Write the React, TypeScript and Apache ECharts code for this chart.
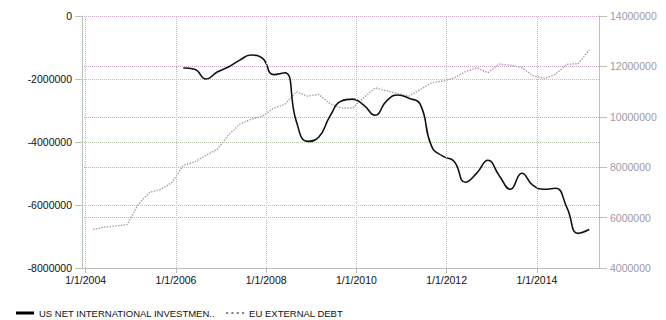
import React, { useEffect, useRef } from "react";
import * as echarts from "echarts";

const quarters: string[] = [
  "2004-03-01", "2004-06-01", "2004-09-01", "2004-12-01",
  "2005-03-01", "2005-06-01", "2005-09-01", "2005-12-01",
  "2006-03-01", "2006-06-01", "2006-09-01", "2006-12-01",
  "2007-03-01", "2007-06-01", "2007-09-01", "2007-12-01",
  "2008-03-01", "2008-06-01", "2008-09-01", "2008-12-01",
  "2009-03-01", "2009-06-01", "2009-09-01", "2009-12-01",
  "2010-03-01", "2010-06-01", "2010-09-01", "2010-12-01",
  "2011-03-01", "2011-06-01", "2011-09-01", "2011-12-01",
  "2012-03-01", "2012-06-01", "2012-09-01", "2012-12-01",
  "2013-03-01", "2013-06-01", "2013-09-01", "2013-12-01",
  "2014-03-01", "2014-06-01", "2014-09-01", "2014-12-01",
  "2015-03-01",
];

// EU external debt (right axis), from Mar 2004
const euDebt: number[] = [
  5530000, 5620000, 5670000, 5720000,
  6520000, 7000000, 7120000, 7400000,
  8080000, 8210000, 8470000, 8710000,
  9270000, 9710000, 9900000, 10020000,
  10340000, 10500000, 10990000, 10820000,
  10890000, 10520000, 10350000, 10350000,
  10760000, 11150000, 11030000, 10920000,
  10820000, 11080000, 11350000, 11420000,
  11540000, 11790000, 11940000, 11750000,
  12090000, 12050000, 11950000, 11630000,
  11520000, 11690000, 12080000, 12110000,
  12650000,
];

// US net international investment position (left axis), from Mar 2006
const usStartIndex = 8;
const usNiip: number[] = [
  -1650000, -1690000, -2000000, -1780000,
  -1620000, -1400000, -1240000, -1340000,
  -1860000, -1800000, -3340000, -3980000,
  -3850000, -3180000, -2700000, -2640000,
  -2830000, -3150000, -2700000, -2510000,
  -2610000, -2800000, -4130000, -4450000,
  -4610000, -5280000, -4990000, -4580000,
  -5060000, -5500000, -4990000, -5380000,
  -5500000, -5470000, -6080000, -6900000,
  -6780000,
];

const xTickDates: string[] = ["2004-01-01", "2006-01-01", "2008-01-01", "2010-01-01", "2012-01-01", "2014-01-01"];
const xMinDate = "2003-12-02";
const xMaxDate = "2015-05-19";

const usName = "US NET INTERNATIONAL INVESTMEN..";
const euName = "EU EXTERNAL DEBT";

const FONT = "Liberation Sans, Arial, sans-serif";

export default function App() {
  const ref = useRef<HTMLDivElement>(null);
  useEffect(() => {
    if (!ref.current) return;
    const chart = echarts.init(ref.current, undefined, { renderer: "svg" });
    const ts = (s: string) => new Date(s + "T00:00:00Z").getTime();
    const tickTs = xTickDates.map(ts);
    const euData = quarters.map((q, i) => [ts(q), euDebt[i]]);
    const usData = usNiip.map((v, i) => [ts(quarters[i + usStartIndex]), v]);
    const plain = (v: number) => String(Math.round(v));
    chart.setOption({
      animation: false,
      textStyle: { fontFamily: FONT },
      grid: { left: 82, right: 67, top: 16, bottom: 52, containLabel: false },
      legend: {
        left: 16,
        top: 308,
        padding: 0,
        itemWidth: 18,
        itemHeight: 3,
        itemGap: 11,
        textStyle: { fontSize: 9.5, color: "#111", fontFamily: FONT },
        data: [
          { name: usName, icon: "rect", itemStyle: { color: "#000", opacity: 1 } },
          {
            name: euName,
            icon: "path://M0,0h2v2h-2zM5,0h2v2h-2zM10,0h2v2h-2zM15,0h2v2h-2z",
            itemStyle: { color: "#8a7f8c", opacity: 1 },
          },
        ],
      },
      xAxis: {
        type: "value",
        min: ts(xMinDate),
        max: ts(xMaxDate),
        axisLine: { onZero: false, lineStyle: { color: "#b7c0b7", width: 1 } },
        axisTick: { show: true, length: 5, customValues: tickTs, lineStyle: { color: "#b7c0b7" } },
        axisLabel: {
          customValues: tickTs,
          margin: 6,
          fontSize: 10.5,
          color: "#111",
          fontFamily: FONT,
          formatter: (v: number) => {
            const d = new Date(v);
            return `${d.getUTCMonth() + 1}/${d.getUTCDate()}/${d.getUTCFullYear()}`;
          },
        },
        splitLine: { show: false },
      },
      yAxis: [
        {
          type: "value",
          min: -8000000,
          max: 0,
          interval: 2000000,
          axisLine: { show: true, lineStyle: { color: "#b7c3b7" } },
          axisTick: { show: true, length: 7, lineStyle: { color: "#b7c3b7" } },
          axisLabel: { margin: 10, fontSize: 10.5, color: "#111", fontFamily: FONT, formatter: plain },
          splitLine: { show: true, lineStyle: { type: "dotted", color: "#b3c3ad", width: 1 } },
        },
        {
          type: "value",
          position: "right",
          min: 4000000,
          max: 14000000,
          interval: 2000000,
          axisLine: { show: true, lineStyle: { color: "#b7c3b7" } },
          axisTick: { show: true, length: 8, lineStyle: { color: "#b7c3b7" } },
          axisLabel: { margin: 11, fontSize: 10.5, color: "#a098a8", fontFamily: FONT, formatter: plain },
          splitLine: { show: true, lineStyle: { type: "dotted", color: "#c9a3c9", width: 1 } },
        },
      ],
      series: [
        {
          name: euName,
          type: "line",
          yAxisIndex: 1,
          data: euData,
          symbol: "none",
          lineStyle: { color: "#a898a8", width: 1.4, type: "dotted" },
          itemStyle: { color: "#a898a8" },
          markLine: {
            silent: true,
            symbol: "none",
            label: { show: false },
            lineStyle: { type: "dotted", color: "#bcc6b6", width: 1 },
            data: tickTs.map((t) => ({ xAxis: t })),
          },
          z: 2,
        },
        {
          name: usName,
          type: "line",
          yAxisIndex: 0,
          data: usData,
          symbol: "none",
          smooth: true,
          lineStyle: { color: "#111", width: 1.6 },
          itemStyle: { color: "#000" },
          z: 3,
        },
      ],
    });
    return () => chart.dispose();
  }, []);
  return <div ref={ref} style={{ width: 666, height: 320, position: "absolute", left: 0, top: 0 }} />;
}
•••
### STATED GOAL
Pictures in the data above should not be copied; transcribe everything else exactly.

### THE RESULT
Write the React, TypeScript and Apache ECharts code for this chart.
import React, { useEffect, useRef } from "react";
import * as echarts from "echarts";

const quarters: string[] = [
  "2004-03-01", "2004-06-01", "2004-09-01", "2004-12-01",
  "2005-03-01", "2005-06-01", "2005-09-01", "2005-12-01",
  "2006-03-01", "2006-06-01", "2006-09-01", "2006-12-01",
  "2007-03-01", "2007-06-01", "2007-09-01", "2007-12-01",
  "2008-03-01", "2008-06-01", "2008-09-01", "2008-12-01",
  "2009-03-01", "2009-06-01", "2009-09-01", "2009-12-01",
  "2010-03-01", "2010-06-01", "2010-09-01", "2010-12-01",
  "2011-03-01", "2011-06-01", "2011-09-01", "2011-12-01",
  "2012-03-01", "2012-06-01", "2012-09-01", "2012-12-01",
  "2013-03-01", "2013-06-01", "2013-09-01", "2013-12-01",
  "2014-03-01", "2014-06-01", "2014-09-01", "2014-12-01",
  "2015-03-01",
];

// EU external debt (right axis), from Mar 2004
const euDebt: number[] = [
  5530000, 5620000, 5670000, 5720000,
  6520000, 7000000, 7120000, 7400000,
  8080000, 8210000, 8470000, 8710000,
  9270000, 9710000, 9900000, 10020000,
  10340000, 10500000, 10990000, 10820000,
  10890000, 10520000, 10350000, 10350000,
  10760000, 11150000, 11030000, 10920000,
  10820000, 11080000, 11350000, 11420000,
  11540000, 11790000, 11940000, 11750000,
  12090000, 12050000, 11950000, 11630000,
  11520000, 11690000, 12080000, 12110000,
  12650000,
];

// US net international investment position (left axis), from Mar 2006
const usStartIndex = 8;
const usNiip: number[] = [
  -1650000, -1690000, -2000000, -1780000,
  -1620000, -1400000, -1240000, -1340000,
  -1860000, -1800000, -3340000, -3980000,
  -3850000, -3180000, -2700000, -2640000,
  -2830000, -3150000, -2700000, -2510000,
  -2610000, -2800000, -4130000, -4450000,
  -4610000, -5280000, -4990000, -4580000,
  -5060000, -5500000, -4990000, -5380000,
  -5500000, -5470000, -6080000, -6900000,
  -6780000,
];

const xTickDates: string[] = ["2004-01-01", "2006-01-01", "2008-01-01", "2010-01-01", "2012-01-01", "2014-01-01"];
const xMinDate = "2003-12-02";
const xMaxDate = "2015-05-19";

const usName = "US NET INTERNATIONAL INVESTMEN..";
const euName = "EU EXTERNAL DEBT";

const FONT = "Liberation Sans, Arial, sans-serif";

export default function App() {
  const ref = useRef<HTMLDivElement>(null);
  useEffect(() => {
    if (!ref.current) return;
    const chart = echarts.init(ref.current, undefined, { renderer: "svg" });
    const ts = (s: string) => new Date(s + "T00:00:00Z").getTime();
    const tickTs = xTickDates.map(ts);
    const euData = quarters.map((q, i) => [ts(q), euDebt[i]]);
    const usData = usNiip.map((v, i) => [ts(quarters[i + usStartIndex]), v]);
    const plain = (v: number) => String(Math.round(v));
    chart.setOption({
      animation: false,
      textStyle: { fontFamily: FONT },
      grid: { left: 82, right: 67, top: 16, bottom: 52, containLabel: false },
      legend: {
        left: 16,
        top: 308,
        padding: 0,
        itemWidth: 18,
        itemHeight: 3,
        itemGap: 11,
        textStyle: { fontSize: 9.5, color: "#111", fontFamily: FONT },
        data: [
          { name: usName, icon: "rect", itemStyle: { color: "#000", opacity: 1 } },
          {
            name: euName,
            icon: "path://M0,0h2v2h-2zM5,0h2v2h-2zM10,0h2v2h-2zM15,0h2v2h-2z",
            itemStyle: { color: "#8a7f8c", opacity: 1 },
          },
        ],
      },
      xAxis: {
        type: "value",
        min: ts(xMinDate),
        max: ts(xMaxDate),
        axisLine: { onZero: false, lineStyle: { color: "#b7c0b7", width: 1 } },
        axisTick: { show: true, length: 5, customValues: tickTs, lineStyle: { color: "#b7c0b7" } },
        axisLabel: {
          customValues: tickTs,
          margin: 6,
          fontSize: 10.5,
          color: "#111",
          fontFamily: FONT,
          formatter: (v: number) => {
            const d = new Date(v);
            return `${d.getUTCMonth() + 1}/${d.getUTCDate()}/${d.getUTCFullYear()}`;
          },
        },
        splitLine: { show: false },
      },
      yAxis: [
        {
          type: "value",
          min: -8000000,
          max: 0,
          interval: 2000000,
          axisLine: { show: true, lineStyle: { color: "#b7c3b7" } },
          axisTick: { show: true, length: 7, lineStyle: { color: "#b7c3b7" } },
          axisLabel: { margin: 10, fontSize: 10.5, color: "#111", fontFamily: FONT, formatter: plain },
          splitLine: { show: true, lineStyle: { type: "dotted", color: "#b3c3ad", width: 1 } },
        },
        {
          type: "value",
          position: "right",
          min: 4000000,
          max: 14000000,
          interval: 2000000,
          axisLine: { show: true, lineStyle: { color: "#b7c3b7" } },
          axisTick: { show: true, length: 8, lineStyle: { color: "#b7c3b7" } },
          axisLabel: { margin: 11, fontSize: 10.5, color: "#a098a8", fontFamily: FONT, formatter: plain },
          splitLine: { show: true, lineStyle: { type: "dotted", color: "#c9a3c9", width: 1 } },
        },
      ],
      series: [
        {
          name: euName,
          type: "line",
          yAxisIndex: 1,
          data: euData,
          symbol: "none",
          lineStyle: { color: "#a898a8", width: 1.4, type: "dotted" },
          itemStyle: { color: "#a898a8" },
          markLine: {
            silent: true,
            symbol: "none",
            label: { show: false },
            lineStyle: { type: "dotted", color: "#bcc6b6", width: 1 },
            data: tickTs.map((t) => ({ xAxis: t })),
          },
          z: 2,
        },
        {
          name: usName,
          type: "line",
          yAxisIndex: 0,
          data: usData,
          symbol: "none",
          smooth: true,
          lineStyle: { color: "#111", width: 1.6 },
          itemStyle: { color: "#000" },
          z: 3,
        },
      ],
    });
    return () => chart.dispose();
  }, []);
  return <div ref={ref} style={{ width: 666, height: 320, position: "absolute", left: 0, top: 0 }} />;
}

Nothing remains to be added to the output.